L’édification de la maison commune européenne ne pourra réussir que si ce continent est conscient de ses fondements chrétiens et si les valeurs de l’Evangile ainsi que l’image chrétienne de l’homme représentent, également à l’avenir, le ferment de la civilisation européenne. De ce point de vue, la foi vécue dans le Christ et l’amour concret pour le prochain, caractérisée par la parole et la vie du Christ et également par l’exemple des saints, pèsent davantage que la culture occidentale chrétienne. Vos concitoyens récemment proclamés saints, comme Franz Jägerstätter, sœur Restituta Kafka, Ladislaus Batthyány-Strattman, et Charles d’Autriche, peuvent précisément nous ouvrir des perspectives plus larges. Ces saints, suivant des chemins de vie différents, se sont placés avec le même dévouement au service de Dieu et de son message d’amour pour le prochain. Ils demeurent ainsi pour nous des images qui nous orientent dans la foi et des témoins de l’entente entre les peuples.

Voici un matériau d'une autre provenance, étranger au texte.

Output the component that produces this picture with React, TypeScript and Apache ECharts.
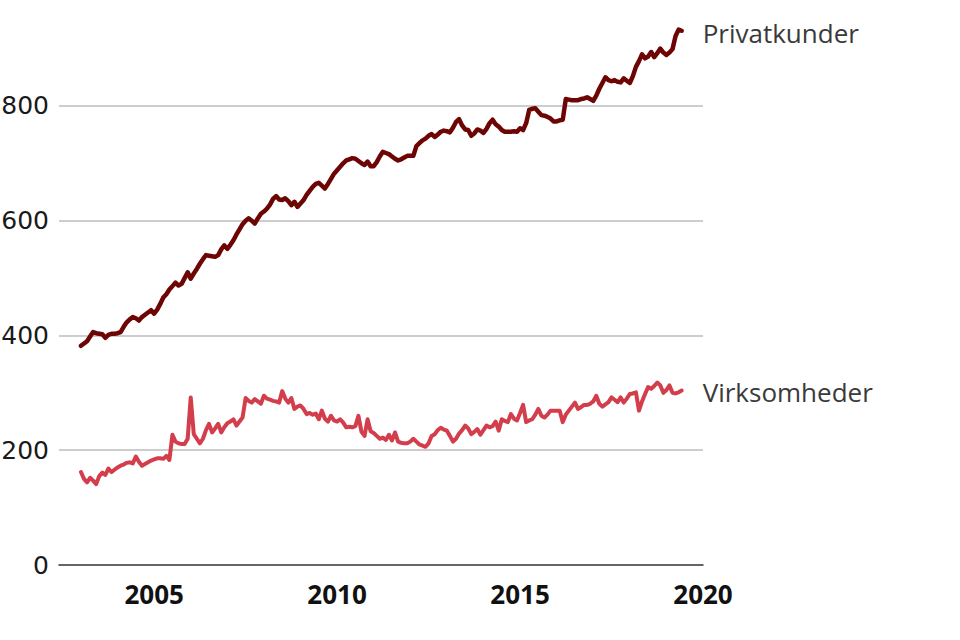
import React, { useEffect, useRef } from "react";
import * as echarts from "echarts";

const START_YEAR = 2003;

const privatkunder: number[] = [
  // 2003
  382, 386, 390, 398, 406, 404, 403, 402, 396, 401, 403, 403,
  // 2004
  404, 406, 415, 423, 428, 432, 430, 426, 432, 436, 440, 444,
  // 2005
  438, 445, 455, 466, 472, 480, 486, 492, 487, 490, 500, 510,
  // 2006
  499, 508, 516, 525, 533, 540, 539, 538, 537, 540, 550, 557,
  // 2007
  551, 558, 566, 576, 585, 594, 600, 604, 600, 595, 604, 612,
  // 2008
  616, 621, 628, 638, 643, 637, 636, 639, 634, 627, 633, 624,
  // 2009
  630, 636, 645, 652, 659, 664, 666, 661, 656, 664, 673, 682,
  // 2010
  688, 694, 700, 705, 707, 709, 708, 704, 700, 697, 703, 695,
  // 2011
  695, 702, 712, 720, 718, 716, 712, 708, 705, 707, 710, 713,
  // 2012
  713, 713, 730, 735, 740, 743, 748, 751, 746, 750, 755, 757,
  // 2013
  756, 754, 762, 772, 777, 766, 759, 758, 748, 752, 759, 757,
  // 2014
  753, 760, 770, 776, 768, 764, 758, 755, 755, 755, 756, 755,
  // 2015
  761, 758, 770, 793, 795, 796, 790, 784, 783, 781, 778, 773,
  // 2016
  773, 775, 776, 812, 811, 810, 810, 810, 812, 813, 815, 812,
  // 2017
  809, 818, 830, 840, 850, 845, 843, 845, 842, 841, 848, 844,
  // 2018
  840, 852, 868, 878, 890, 883, 886, 894, 885, 892, 900, 893,
  // 2019
  889, 893, 899, 922, 933, 931,
];

const virksomheder: number[] = [
  // 2003
  162, 150, 144, 152, 147, 141, 155, 161, 157, 168, 162, 166,
  // 2004
  170, 173, 175, 178, 179, 177, 189, 180, 173, 176, 179, 182,
  // 2005
  184, 186, 186, 185, 190, 183, 227, 215, 212, 211, 211, 220,
  // 2006
  292, 228, 220, 212, 220, 235, 246, 231, 238, 246, 231, 240,
  // 2007
  247, 250, 254, 243, 250, 257, 291, 286, 283, 289, 285, 281,
  // 2008
  295, 290, 288, 286, 285, 283, 303, 290, 283, 291, 272, 276,
  // 2009
  278, 272, 263, 265, 262, 264, 254, 269, 255, 250, 260, 252,
  // 2010
  250, 254, 248, 240, 241, 240, 242, 260, 232, 225, 254, 233,
  // 2011
  230, 225, 220, 222, 218, 227, 217, 231, 215, 213, 212, 212,
  // 2012
  215, 220, 215, 210, 208, 206, 212, 225, 228, 235, 239, 236,
  // 2013
  234, 225, 215, 220, 229, 235, 243, 238, 228, 232, 237, 227,
  // 2014
  235, 243, 240, 242, 250, 234, 254, 251, 249, 263, 255, 252,
  // 2015
  265, 279, 249, 252, 254, 262, 272, 260, 257, 262, 269, 269,
  // 2016
  269, 269, 249, 262, 269, 276, 283, 272, 275, 279, 279, 281,
  // 2017
  285, 295, 281, 276, 280, 284, 292, 288, 284, 292, 283, 290,
  // 2018
  298, 299, 301, 269, 285, 298, 310, 307, 312, 318, 313, 300,
  // 2019
  305, 313, 300, 299, 301, 304,
];

const seriesNames = ["Privatkunder", "Virksomheder"];
const seriesColors = ["#6e0505", "#d33e4c"];
const yTicks = [0, 200, 400, 600, 800];
const xLabelYears = [2005, 2010, 2015, 2020];

const toPoints = (vals: number[]) =>
  vals.map((v, i) => [START_YEAR + i / 12, v]);

export default function App() {
  const ref = useRef<HTMLDivElement>(null);

  useEffect(() => {
    if (!ref.current) return;
    const chart = echarts.init(ref.current, undefined, { renderer: "svg" });
    const labelFont = "'Open Sans', 'Noto Sans', sans-serif";
    chart.setOption({
      animation: false,
      backgroundColor: "#ffffff",
      grid: {
        left: 59,
        right: 257,
        top: 25.6,
        bottom: 75,
        containLabel: false,
        outerBoundsMode: "none",
      },
      xAxis: {
        type: "value",
        min: 2002.4,
        max: 2020,
        interval: 0.1,
        axisLine: { show: true, lineStyle: { color: "#333333", width: 1.5 } },
        axisTick: { show: false },
        splitLine: { show: false },
        axisLabel: {
          margin: 16,
          color: "#111111",
          fontFamily: labelFont,
          fontWeight: "bold",
          fontSize: 26,
          formatter: (v: number) => {
            const r = Math.round(v);
            return Math.abs(v - r) < 1e-6 && xLabelYears.includes(r) ? String(r) : "";
          },
        },
      },
      yAxis: {
        type: "value",
        min: yTicks[0],
        max: 940,
        interval: 200,
        axisLine: { show: false },
        axisTick: { show: false },
        splitLine: {
          show: true,
          showMinLine: false,
          showMaxLine: false,
          lineStyle: { color: "#bdbdbd", width: 1.5 },
        },
        axisLabel: {
          margin: 10,
          color: "#1a1a1a",
          fontFamily: "'DejaVu Sans', sans-serif",
          fontSize: 25,
          showMaxLabel: false,
          formatter: (v: number) => (yTicks.includes(v) ? String(v) : ""),
        },
      },
      series: [privatkunder, virksomheder].map((vals, idx) => ({
        name: seriesNames[idx],
        type: "line",
        data: toPoints(vals),
        showSymbol: false,
        symbol: "none",
        lineStyle: { color: seriesColors[idx], width: idx === 0 ? 4.5 : 4, cap: "round", join: "round" },
        itemStyle: { color: seriesColors[idx] },
        endLabel: {
          show: true,
          formatter: "{a}",
          distance: 21,
          offset: [0, idx === 0 ? 2 : 1],
          color: "#3a3a3a",
          fontFamily: labelFont,
          fontSize: 26,
        },
      })),
    });
    return () => chart.dispose();
  }, []);

  return (
    <div
      ref={ref}
      style={{ position: "fixed", left: 0, top: 0, width: 960, height: 640 }}
    />
  );
}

Enfin, Monsieur l’ambassadeur, je désire vous assurer de mon soutien, ainsi que de celui de mes collaborateurs, dans l’accomplissement de votre haute fonction. Je vous confie, ainsi que votre famille et tous les membres de l’ambassade d’Autriche près le Saint-Siège, à la bienheureuse Vierge Marie, Magna Mater Austriae, et je vous donne de tout cœur, ainsi qu’au bien-aimé peuple autrichien, la Bénédiction apostolique.